The global debt crisis has been front and center lately, with many economists sounding alarms about how dire that situation is. In fact, debt is so out of control across the globe that most of it will actually never be paid back. And the United States is committing suicide with their runaway debt problem. It’s gotten so out of control, that the student loan debt problem is about to get a lot worse, too.
According to a report by Bloomberg, the next generation of college students will usher in more borrowers who will take out more money in the form of student loans that they will never be able to repay. As the cost of tuition and borrowing (thanks to rising interest rates) continue to rise, the result is a widening default crisis that even Fed Chairman Jerome Powell labeled as a cause for concern.

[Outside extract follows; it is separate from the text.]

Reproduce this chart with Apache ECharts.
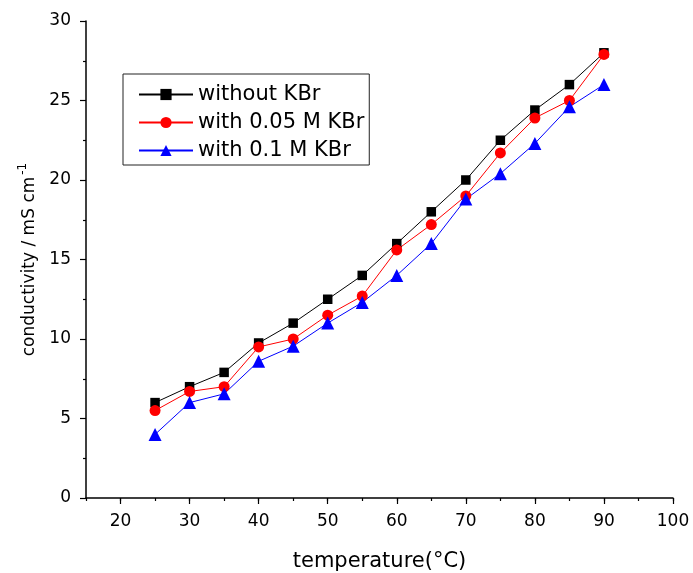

Student loans have seen almost 157 percent in cumulative growth over the last 11 years, making this particular crisis fairly easy to visualize. By comparison, auto loan debt has grown 52 percent while mortgage and credit card debt actually fell by about 1 percent, according to a Bloomberg Global Data analysis of federal loans. The most staggering number that’s hard to imagine is the whopping $1.4 trillion in federal student loans out there, marking the second largest household debt segment in the country, after mortgages. Even more horrifying is that that number keeps growing.
“Students aren’t only facing increasing costs of college tuition; they’re facing increasing costs of borrowing to afford that degree,” said John Hupalo, founder and chief executive of Invite Education, an education financial planner. “That double whammy doesn’t bode well for students paying off loans.” Yet instead of bucking the system and learning a trade, younger Americans tend to think that the piece of paper offered after completing 4 years of college is worth a six-figure debt – even though they know the job they will get afterward will not help them to pay it off.
Plus, with a financial crisis brewing underneath the “stable” economic numbers, analysts worry that the next generation of graduates could default on their loans at even higher rates.